‘John Jarboe: The Rose Garden’ was inspired by a local creative’s personal journey

John Jarboe

This spring season, The Fabric Workshop and Museum will have a new exhibit from a well-known local creative, and it explores the complexities of trans identity and belonging.

John Jarboe: The Rose Garden‘ will be on display at the venue beginning May 11, and this immersive experience marks the first solo museum exhibit from the performance artist.

Jarboe (she/her) is known in Philly for her work in the theater, specifically with popular cabaret performances and for bringing an “intimacy” to it all, and this exhibit will be no different. As the release notes, in this particular showcase, Jarboe seeks new ways of empowering museum visitors with an agency that allows for a sense of narrative surprise, vulnerability, and catharsis.

The Rose Garden was inspired by Jarboe coming out to her family as trans at age 33, back in 2018. Her aunt then told her that John not only had a twin sister in the womb but that John consumed her: “You ate her. That’s why you are the way you are,” Jarboe remembered.

John Jarboe

To honor her sister, Rose, Jarboe then went on to create this new exhibit.

The showcase, which was the result of two years of work with the FWM, will be on display at the venue until Sept. 24, 2024. The musical shrine combines the energy of a stage performance with the format of a museum exhibition. ‘The Rose Garden’ expands on Jarboe’s visionary universe that explores her origin story as a “gender cannibal” through the character of Rose, the release also notes.

Throughout different rooms, Philadelphians will see surrealist-inspired video sculptures, a series of short films with original songs, plus spaces filled with memories, stories, and provocations.

Or, as Jarboe describes it, it’s “an escape room…or rather escape ‘womb.’ People should be prepared for a hands-on adventure, like a scavenger hunt of identity through a forest of Midwestern denial.”

‘The Rose Garden’ isn’t just a place for Jarboe’s work either—the space will also be considered an open processing space for the trans and queer communities to serve as a place to hang out and also be a site for performances and gatherings (including live cabaret, community conversations, and clothing swaps.) These extra opportunities will happen throughout the run of the show.

“John is an artist with incredible energy and a deep passion to share her gender journey and the story of Rose,” says DJ Hellerman, FWM’s Chief Curator and Director of Curatorial Affairs in a statement.

“Our Studio team has been inspired by her ambitious ideas in transforming her cabaret performance into an immersive performance space. With the support of The Pew Center for Arts & Heritage, our collaboration is pushing John’s work into new experiential territory, challenging the boundaries of performance, and blurring the distinction between audience and performer, all while staying true to her darkly comedic form of storytelling.”

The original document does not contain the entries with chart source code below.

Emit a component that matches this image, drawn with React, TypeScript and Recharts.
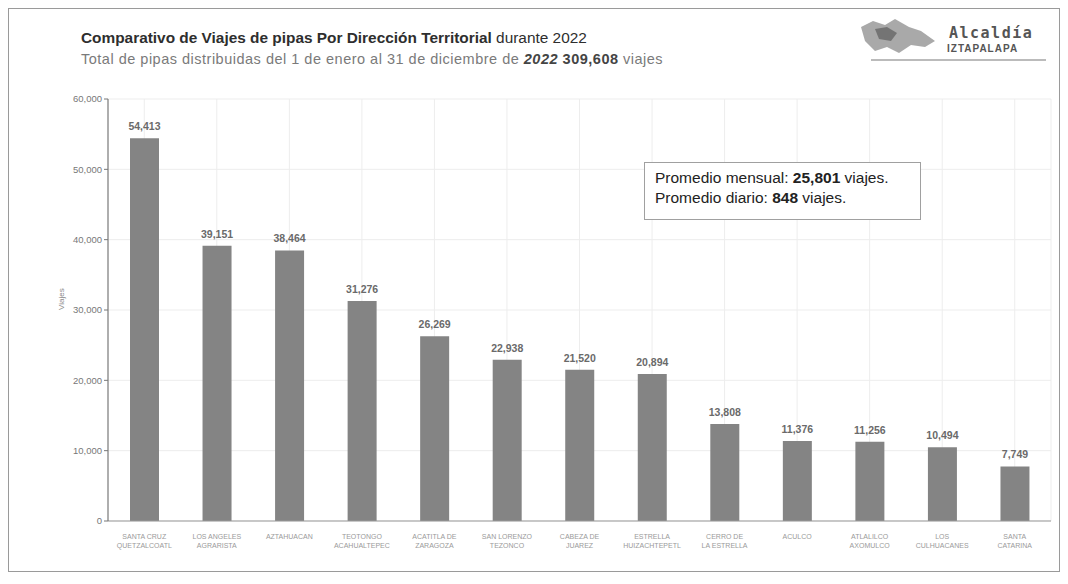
import React from 'react';
import {
  BarChart,
  Bar,
  XAxis,
  YAxis,
  CartesianGrid,
  LabelList
} from 'recharts';

// direcciones territoriales (line break marked with \n)
const categories = [
  'SANTA CRUZ\nQUETZALCOATL',
  'LOS ANGELES\nAGRARISTA',
  'AZTAHUACAN',
  'TEOTONGO\nACAHUALTEPEC',
  'ACATITLA DE\nZARAGOZA',
  'SAN LORENZO\nTEZONCO',
  'CABEZA DE\nJUAREZ',
  'ESTRELLA\nHUIZACHTEPETL',
  'CERRO DE\nLA ESTRELLA',
  'ACULCO',
  'ATLALILCO\nAXOMULCO',
  'LOS\nCULHUACANES',
  'SANTA\nCATARINA',
];

const viajes = [54413, 39151, 38464, 31276, 26269, 22938, 21520, 20894, 13808, 11376, 11256, 10494, 7749];

const yTicks = [0, 10000, 20000, 30000, 40000, 50000, 60000];

const data = categories.map((name, i) => ({ name, viajes: viajes[i] }));

const fmt = (v: number) => v.toLocaleString('en-US');

const font = '"Liberation Sans", Arial, sans-serif';

function CategoryTick(props: any) {
  const { x, y, payload } = props;
  const lines = String(payload.value).split('\n');
  return (
    <g transform={`translate(${x},${y})`}>
      {lines.map((l, i) => (
        <text
          key={i}
          x={0}
          y={10 + i * 9}
          textAnchor="middle"
          fontSize={7}
          fill="#9a9a9a"
          fontFamily={font}
        >
          {l}
        </text>
      ))}
    </g>
  );
}

function Logo() {
  return (
    <div style={{ position: 'absolute', left: 842, top: 8, width: 200, height: 44 }}>
      <svg width={90} height={40} style={{ position: 'absolute', left: 0, top: 0 }}>
        <polygon
          points="10,10 22,4 34,8 44,2 58,10 70,14 84,24 74,30 60,28 48,36 36,30 24,34 14,24"
          fill="#8c8c8c"
          opacity={0.75}
        />
        <polygon points="24,12 36,10 46,16 40,24 28,22" fill="#5e5e5e" opacity={0.7} />
      </svg>
      <div
        style={{
          position: 'absolute',
          left: 98,
          top: 7,
          fontFamily: '"DejaVu Sans Mono", monospace',
          fontSize: 15,
          fontWeight: 'bold',
          letterSpacing: 1.5,
          color: '#555',
        }}
      >
        Alcaldía
      </div>
      <div
        style={{
          position: 'absolute',
          left: 96,
          top: 26,
          fontFamily: font,
          fontSize: 10,
          fontWeight: 'bold',
          letterSpacing: 1,
          color: '#555',
        }}
      >
        IZTAPALAPA
      </div>
      <div style={{ position: 'absolute', left: 20, top: 42, width: 175, borderTop: '2px solid #bbb' }} />
    </div>
  );
}

export default function App() {
  return (
    <div
      style={{
        position: 'relative',
        width: 1052,
        height: 564,
        border: '1px solid #9a9a9a',
        boxSizing: 'border-box',
        background: '#fff',
        fontFamily: font,
      }}
    >
      <div style={{ position: 'absolute', left: 72, top: 20, fontSize: 15.4, color: '#2e2e2e' }}>
        <span style={{ fontWeight: 'bold' }}>Comparativo de Viajes de pipas Por Dirección Territorial</span> durante 2022
      </div>
      <div
        style={{
          position: 'absolute',
          left: 72,
          top: 42,
          fontSize: 14.5,
          letterSpacing: 0.5,
          color: '#7a7a7a',
        }}
      >
        Total de pipas distribuidas del 1 de enero al 31 de diciembre de{' '}
        <b style={{ fontStyle: 'italic', color: '#444' }}>2022</b> <b style={{ color: '#444' }}>309,608</b> viajes
      </div>
      <Logo />

      <BarChart
        width={1050}
        height={560}
        data={data}
        margin={{ top: 90, right: 8, left: 40, bottom: 0 }}
        barCategoryGap="10%"
      >
        <CartesianGrid stroke="#ededed" />
        <XAxis
          dataKey="name"
          interval={0}
          height={48}
          tick={<CategoryTick />}
          tickLine={false}
          axisLine={{ stroke: '#999' }}
        />
        <YAxis
          width={59}
          domain={[0, 60000]}
          ticks={yTicks}
          tickFormatter={fmt}
          tick={{ fontSize: 9.5, fill: '#777', fontFamily: font }}
          tickLine={{ stroke: '#777' }}
          tickSize={4}
          axisLine={{ stroke: '#666' }}
          label={{
            value: 'Viajes',
            angle: -90,
            position: 'insideLeft',
            offset: 12,
            style: { fontSize: 8, fill: '#888', fontFamily: font },
          }}
        />
        <Bar dataKey="viajes" fill="#848484" barSize={29} isAnimationActive={false}>
          <LabelList
            dataKey="viajes"
            position="top"
            offset={8}
            formatter={(v: any) => fmt(Number(v))}
            style={{ fontSize: 10.5, fontWeight: 'bold', fill: '#6a6a6a', fontFamily: font }}
          />
        </Bar>
      </BarChart>

      <div
        style={{
          position: 'absolute',
          left: 635,
          top: 153,
          width: 277,
          height: 58,
          border: '1px solid #a0a0a0',
          boxSizing: 'border-box',
          background: '#fff',
          padding: '5px 0 0 10px',
          fontSize: 15.5,
          lineHeight: '20px',
          color: '#222',
        }}
      >
        <div>
          Promedio mensual: <b>25,801</b> viajes.
        </div>
        <div>
          Promedio diario: <b>848</b> viajes.
        </div>
      </div>
    </div>
  );
}
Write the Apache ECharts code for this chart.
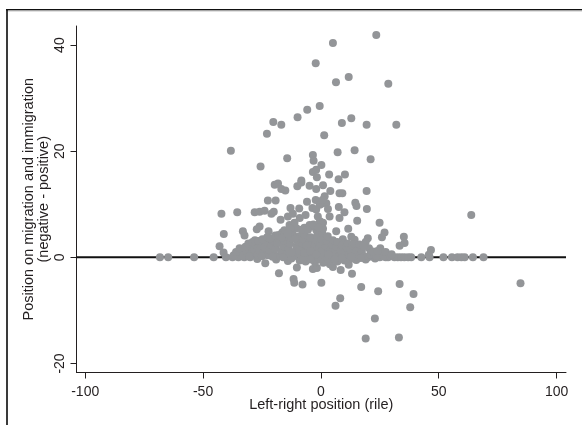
<!DOCTYPE html>
<html>
<head>
<meta charset="utf-8">
<style>
  html, body { margin: 0; padding: 0; background: #fff; }
  #chart { width: 582px; height: 425px; }
</style>
<script src="https://cdn.jsdelivr.net/npm/echarts@6/dist/echarts.min.js"></script>
</head>
<body>
<div id="chart"></div>
<script>
var xTicks = [-100, -50, 0, 50, 100];
var yTicks = [-20, 0, 20, 40];
var xName = "Left-right position (rile)";
var yName = "Position on migration and immigration\n(negative - positive)";

// parties exactly on zero
var zeroX = [-68.3, -64.8, -53.8, -45.5, -40.3, -37.5, -35, -32.5, -30, -27, 20, 22.5, 25, 27.5, 28.5, 31.2, 32.6, 34, 35.4, 37, 38.3, 42.6, 46.1, 52, 55.6, 58, 59.6, 61, 64.5, 69];

// scattered points above the dense band
var upperPoints = [
  [23.5, 41.9], [5.1, 40.4], [-2.2, 36.6], [6.4, 33], [11.8, 34], [28.6, 32.7], [-9.9, 26.4], [-5.8, 27.8],
  [-0.5, 28.5], [8.9, 25.3], [12.9, 26.2], [19.4, 25], [32, 25], [1.4, 23], [7.1, 19.8], [14.3, 20.2],
  [21.1, 18.5], [-3.4, 19.3], [-3.1, 18.2], [0.2, 17.4], [-3.4, 16.1], [-2, 16.5], [-1.7, 15.1], [3.5, 15.6],
  [7.5, 14.7], [10.2, 15.6], [-8.3, 14.5], [-10, 13.4], [-4.8, 13.5], [-2, 12.9], [0.9, 13.6], [4, 12.5],
  [7.9, 12.1], [9.1, 12.1], [19.4, 12.5], [-5.9, 10.5], [-2.2, 10.8], [0.2, 10.1], [1.6, 11.5], [2.3, 10.2],
  [14.6, 10.3], [15.1, 9.7], [19.5, 9.1], [-9.2, 9.2], [-12.9, 9.3], [-3.6, 9.3], [3, 9.1], [7.6, 9.5],
  [10, 8.5], [7.9, 7.4], [-38.2, 20.1], [-25.6, 17.1], [-14.3, 18.7], [-22.9, 23.3], [-20.2, 25.5], [-16.8, 25],
  [-19.6, 13.7], [-18.2, 13.9], [-16.8, 12.9], [-15.1, 12.6], [-8.3, 14.1], [-22.5, 10.7], [-19.2, 10.7],
  [-42.2, 8.2], [-35.5, 8.5], [-28.1, 8.5], [-26, 8.6], [-23.9, 8.8], [-20, 8.6], [-21, 8.2], [-14, 7.7],
  [-11.9, 8.2], [-9, 7.4], [-17.1, 7.1], [-11.2, 6.5], [-10.4, 5.5], [-2, 9], [-0.5, 9.9], [0.7, 10.8],
  [-1.3, 7.7], [-4.8, 6.1], [-2, 5.2], [-41.2, 4.4], [-33.1, 4.9], [-32.4, 4.1], [-26, 5.8], [-27.2, 5.3],
  [-22.2, 4.9], [-16.4, 4.7], [-43, 2.1], [-41.3, 0.9], [63.8, 8], [46.7, 1.4], [45.8, 0.5], [35.2, 3.9],
  [35.5, 2.7], [33.4, 2.2], [27, 4.7], [25.9, 3.8], [24.9, 6.5], [15.4, 6.9], [19.9, 3.6], [19, 2.9],
  [20.4, 1.7], [25.2, 1.7], [25.9, 0.8], [12.9, 3.9], [14.3, 3.3], [11.6, 5.4], [6.5, 4.9], [9.3, 3.4],
  [3.7, 7.7], [-0.4, 6.8], [0.9, 6.5], [-13.3, 6.1], [-6.5, 8], [-7, 5.6]
];

// points below zero
var lowerPoints = [
  [84.7, -4.9], [33.4, -5], [39.3, -6.9], [37.9, -9.4], [22.9, -11.5], [19, -15.3], [33.1, -15.1], [24.3, -6.4],
  [17.1, -5.6], [8.2, -7.7], [6.2, -9.1], [0.2, -4.8], [-7.8, -5.1], [-11.6, -4.1], [-11.3, -4.8], [13.2, -3.1],
  [8.4, -2.4], [5.1, -1.8], [3.8, -1.3], [-3.4, -2.2], [-1.7, -2], [-10.2, -1.9], [11.8, -1.4], [-23.6, -1.1],
  [-17.8, -3], [-6.5, -0.8], [-14, -0.7], [-2.5, -0.9], [1, -1], [7, -0.8], [10, -0.6], [15, -0.5], [19, -0.4],
  [-19, -0.4], [-27, -0.3], [-9, -0.6], [4, -0.6], [12.5, -0.3], [23, -0.2]
];

// the solid band around zero, read as closely as the overlap allows
var densePoints = [
  [-37, 0.4], [-34, 0.9], [-33, 0.3], [-31.5, 1.1], [-30, 1.9], [-29.2, 0.7], [-28.4, 1.5], [-27.6, 2.4], [-26.8, 0.5], [-26, 1.3],
  [-25.3, 2.6], [-24.6, 0.8], [-24, 1.9], [-23.2, 3], [-22.4, 0.4], [-21.8, 1.4], [-21.1, 2.3], [-20.5, 3.2], [-19.8, 0.6], [-19.1, 1.7],
  [-18.5, 2.7], [-17.9, 3.5], [-17.2, 0.3], [-16.6, 1.2], [-16, 2.1], [-15.4, 3.1], [-14.9, 3.9], [-14.3, 0.7], [-13.7, 1.6], [-13.1, 2.6],
  [-12.6, 3.6], [-12, 4.5], [-11.5, 0.2], [-10.9, 1.1], [-10.4, 2], [-9.8, 3], [-9.3, 4], [-8.8, 0.6], [-8.3, 1.5], [-7.8, 2.4],
  [-7.3, 3.4], [-6.9, 4.3], [-6.3, 0.1], [-5.8, 0.9], [-5.3, 1.8], [-4.8, 2.8], [-4.4, 3.8], [-4.1, 5.8], [-3.4, 0.4], [-3, 1.3],
  [-2.5, 2.2], [-2.1, 3.2], [-1.6, 4.1], [-1.2, 0.7], [-0.8, 1.6], [-0.3, 2.6], [0.1, 3.5], [0.5, 4.6], [0.9, 5.4], [1.3, 0.3],
  [1.7, 1.2], [2.1, 2.1], [2.5, 3.1], [2.9, 4], [3.8, 0.6], [4.2, 1.5], [4.7, 2.4], [5.1, 3.2], [5.6, 0.2],
  [6, 1], [6.5, 2], [7, 2.9], [8, 0.4], [8.5, 1.3], [9, 2.3], [9.6, 0.1], [10.2, 1], [10.8, 1.9],
  [11.4, 2.6], [12, 0.5], [12.7, 1.4], [13.4, 2.3], [14.1, 0.2], [14.9, 1], [15.7, 1.9], [16.5, 0.4], [17.4, 1.2], [18.3, 0.2],
  [-15.5, 5.1], [-13, 5.4], [-8.1, 5.2], [-5.5, 5.2], [-3.2, 6.2], [-0.9, 5.6], [-30.5, 0.2], [-25, 0.2],
  [-20.5, 0.1], [-16, 0], [-12.5, -0.2], [-7.5, -0.3], [-4.2, -0.4], [-0.6, -0.3], [2.8, -0.2], [5.9, -0.3], [9, -0.2], [13, 0.1],
  [17, -0.1], [21, 0.6], [23.5, 0.3], [26.5, 0.2], [29.5, 0.3], [-1.4, 0.1], [0, 0.9], [3.2, 0.5], [-6, 2.2], [-9.2, 1.3],
  [-36, 1], [-34.5, 1.7], [-32, 2], [-30.8, 2.6], [-29, 2.9], [-28, 3.2], [-26.4, 3.1], [-24.8, 3.4], [-22.8, 3.8], [-21.5, 3.6],
  [-19.4, 4.1], [-18, 4.2], [-16.5, 3.7], [-14, 4.5], [-12.4, 0.9], [-11, 3.5], [-7, 0.8], [-4.5, 1.2], [-2, 0.6],
  [14.2, 2.5], [16.4, 2.4], [18, 2.1], [22, 1.1], [24, 1.2], [27.5, 1], [30, 0.6]
];

var chart = echarts.init(document.getElementById("chart"), null, { renderer: "canvas" });

var inkColor = "#231f20";
var dotColor = "#939598";
var fontName = "Liberation Sans";

var allPoints = zeroX.map(function (x) { return [x, 0]; })
  .concat(upperPoints, lowerPoints, densePoints);

var option = {
  animation: false,
  backgroundColor: "#fff",
  textStyle: { fontFamily: fontName },
  graphic: [
    { type: "rect", silent: true, shape: { x: 6, y: 10, width: 2, height: 415 }, style: { fill: "#3a3a3a" } },
    { type: "rect", silent: true, shape: { x: 6, y: 9, width: 576, height: 1.5 }, style: { fill: "#111" } },
    { type: "rect", silent: true, shape: { x: 8, y: 10.5, width: 574, height: 1 }, style: { fill: "#c4c4c4" } }
  ],
  grid: { left: 76.5, right: 16, top: 26, bottom: 52.5 },
  xAxis: {
    type: "value",
    min: -103.7,
    max: 104,
    name: xName,
    nameLocation: "middle",
    nameGap: 25,
    nameMoveOverlap: false,
    nameTextStyle: { color: inkColor, fontSize: 14.5, fontFamily: fontName },
    splitLine: { show: false },
    axisLine: { onZero: false, lineStyle: { color: inkColor, width: 1 } },
    axisTick: { length: 6, customValues: xTicks, lineStyle: { color: inkColor, width: 1 } },
    axisLabel: { customValues: xTicks, color: inkColor, fontSize: 14, margin: 13, fontFamily: fontName }
  },
  yAxis: {
    type: "value",
    min: -21.7,
    max: 43.6,
    name: yName,
    nameLocation: "middle",
    nameGap: 25,
    nameMoveOverlap: false,
    nameRotate: 90,
    nameTextStyle: { color: inkColor, fontSize: 14.5, lineHeight: 15, fontFamily: fontName },
    splitLine: { show: false },
    axisLine: { onZero: false, lineStyle: { color: inkColor, width: 1 } },
    axisTick: { length: 6, customValues: yTicks, lineStyle: { color: inkColor, width: 1 } },
    axisLabel: { customValues: yTicks, color: inkColor, fontSize: 14, rotate: 90, margin: 9, fontFamily: fontName }
  },
  series: [
    {
      type: "line",
      z: 1,
      symbol: "none",
      silent: true,
      data: [[-103.7, 0], [104, 0]],
      lineStyle: { color: "#111", width: 2 }
    },
    {
      type: "scatter",
      z: 2,
      symbol: "circle",
      symbolSize: 8,
      data: allPoints,
      itemStyle: { color: dotColor, opacity: 1 }
    }
  ]
};

chart.setOption(option);
</script>
</body>
</html>
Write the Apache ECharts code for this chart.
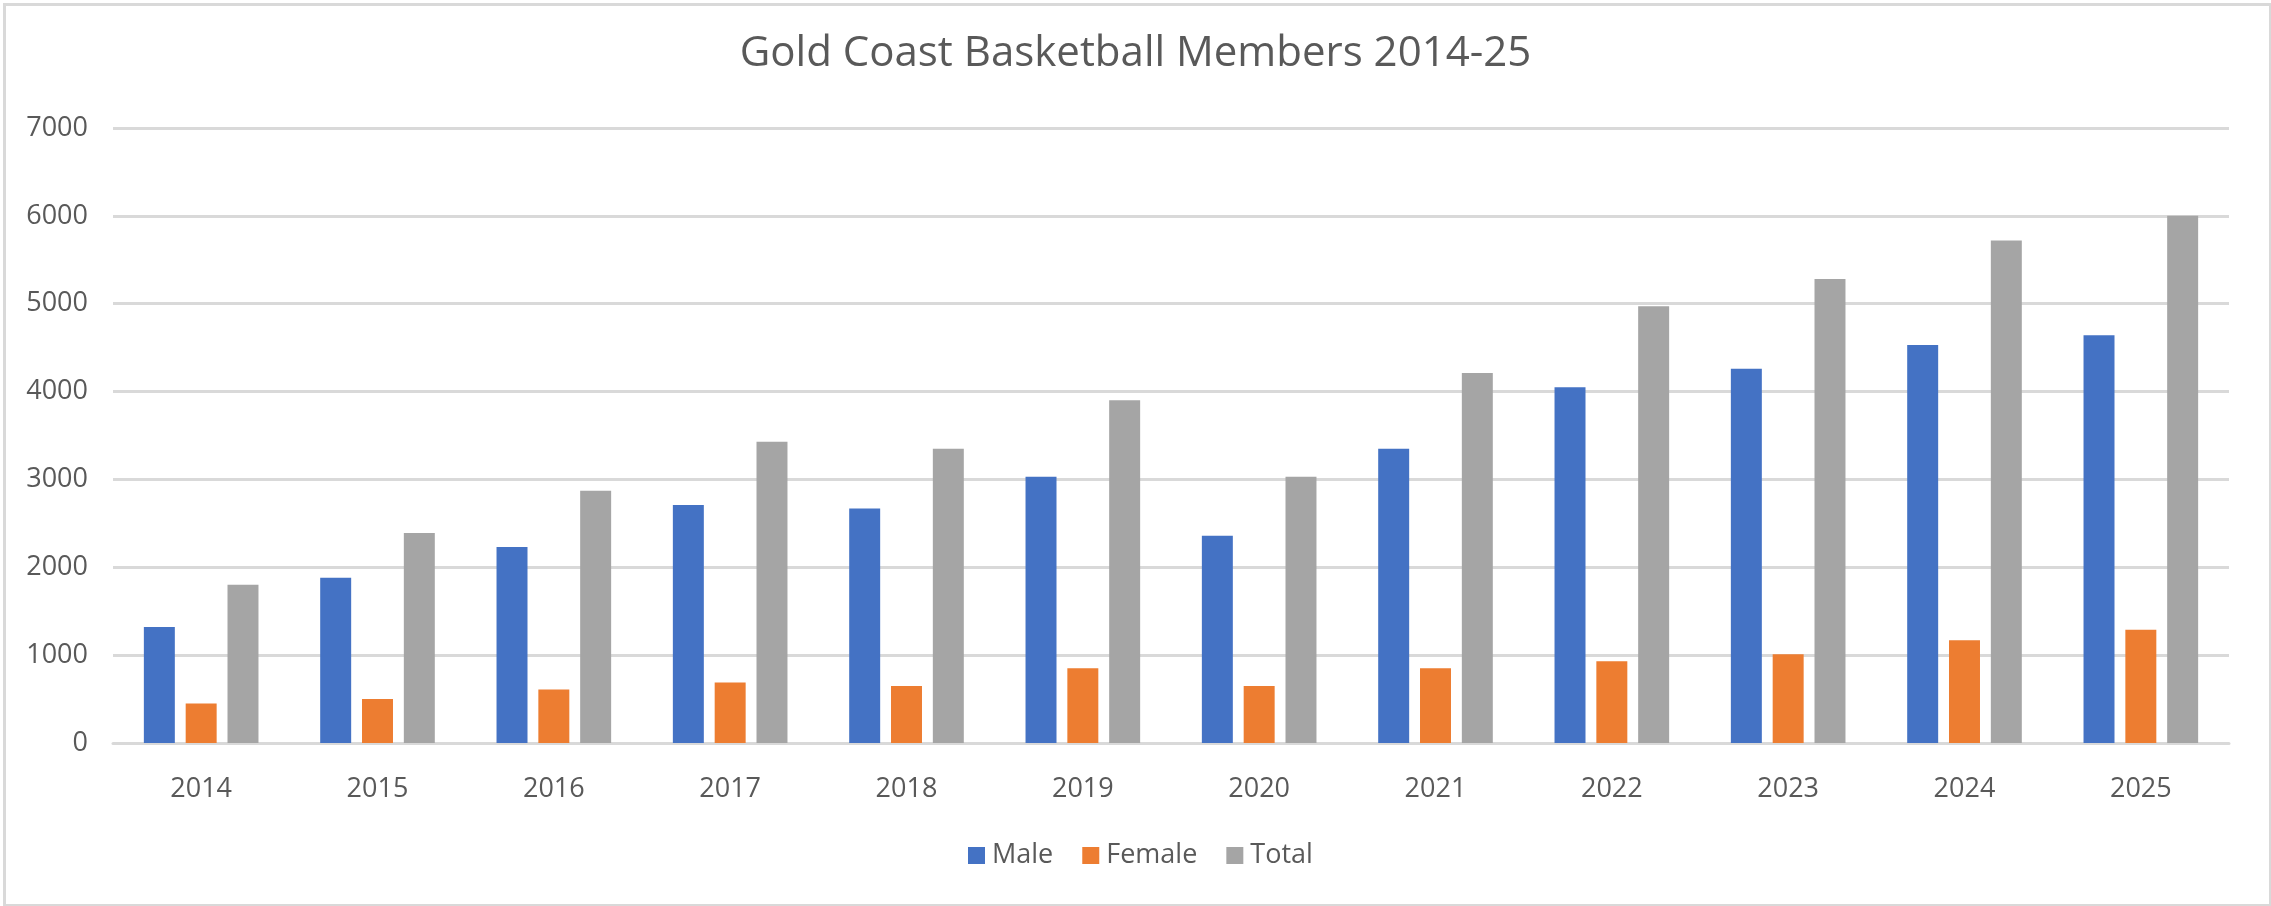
<!DOCTYPE html>
<html>
<head>
<meta charset="utf-8">
<script src="https://cdn.jsdelivr.net/npm/echarts@6/dist/echarts.min.js"></script>
<style>
html,body{margin:0;padding:0;background:#fff;}
#chart{width:2271px;height:906px;}
</style>
</head>
<body>
<div id="chart"></div>
<script>
const titleText = "Gold Coast Basketball Members 2014-25";
const categories = ["2014","2015","2016","2017","2018","2019","2020","2021","2022","2023","2024","2025"];
const maleValues   = [1320, 1880, 2230, 2710, 2670, 3030, 2360, 3350, 4050, 4260, 4530, 4640];
const femaleValues = [ 450,  500,  610,  690,  650,  850,  650,  850,  930, 1010, 1170, 1290];
const totalValues  = [1800, 2390, 2870, 3430, 3350, 3900, 3030, 4210, 4970, 5280, 5720, 6000];
const seriesNames = ["Male","Female","Total"];
const seriesColors = ["#4472C4","#ED7D31","#A5A5A5"];

const font = "'Open Sans', sans-serif";
const chart = echarts.init(document.getElementById('chart'), null, {renderer:'canvas'});
const dataArr = [maleValues, femaleValues, totalValues];
chart.setOption({
  animation:false,
  backgroundColor:'#ffffff',
  graphic:[{type:'rect',left:2,top:2,shape:{width:2266,height:901},style:{fill:'none',stroke:'#D9D9D9',lineWidth:3},silent:true}],
  title:{text:titleText,left:'center',top:33,padding:0,
    textStyle:{fontFamily:font,fontSize:42,fontWeight:'normal',color:'#595959'}},
  legend:{left:968,top:842,itemWidth:17,itemHeight:17,itemGap:29,icon:'rect',padding:0,
    textStyle:{fontFamily:font,fontSize:27,color:'#595959',padding:[0,0,0,2]},
    data:seriesNames},
  grid:{left:113,right:42,top:128,bottom:163,containLabel:false},
  xAxis:{type:'category',data:categories,
    axisLine:{show:true,lineStyle:{color:'#D9D9D9',width:3}},
    axisTick:{show:false},
    axisLabel:{fontFamily:font,fontSize:27,color:'#595959',margin:33}},
  yAxis:{type:'value',min:0,max:7000,interval:1000,
    axisLine:{show:false},axisTick:{show:false},
    splitLine:{lineStyle:{color:'#D9D9D9',width:3}},
    axisLabel:{fontFamily:font,fontSize:27,color:'#595959',margin:25,formatter:v=>String(v)}},
  series: seriesNames.map((n,i)=>({name:n,type:'bar',data:dataArr[i],
    itemStyle:{color:seriesColors[i]},barGap:'35%',barCategoryGap:'35%'}))
});
</script>
</body>
</html>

The exhibit also uses video sculptures and other forms of media embedded into different every-day items to help tell the story (like flowers, appliances, drawers, beds, vanities, and baby books.) The experience concludes in the processing space with a presentation of ‘Dear Mom,’ Jarboe’s queer rendition of The Sound of Music’s “Do-Re-Mi” that she describes as a “sing-a-long healing ritual for trans folx.”

John Jarboe

As the release notes, filmed this past summer on Philadelphia’s Belmont Plateau, “Dear Mom” marked the beginning of the collaboration between the artist and the FWM Studio. The production required building a stage set that recreated Jarboe’s childhood kitchen and the creation of costumes for her and a group of child actors, and visitors will feel fully immersed in the set (as parts of it will be recreated) when walking though.

‘Rose: You Are Who You Eat’, Jarboe’s live show exploring her journey as a “gender cannibal,” made in partnership with the Bearded Ladies Cabaret, continues its rolling theatrical co-world premiere (begun with the 2023 Philadelphia Fringe Festival and January 2024 performances with La MaMa ETC) this summer in Washington, D.C. with the Woolly Mammoth Theatre Company (June 3–23, 2024) and via a mobile art gallery with Cultural D.C. (May 17–July 14, 2024), the release finishes.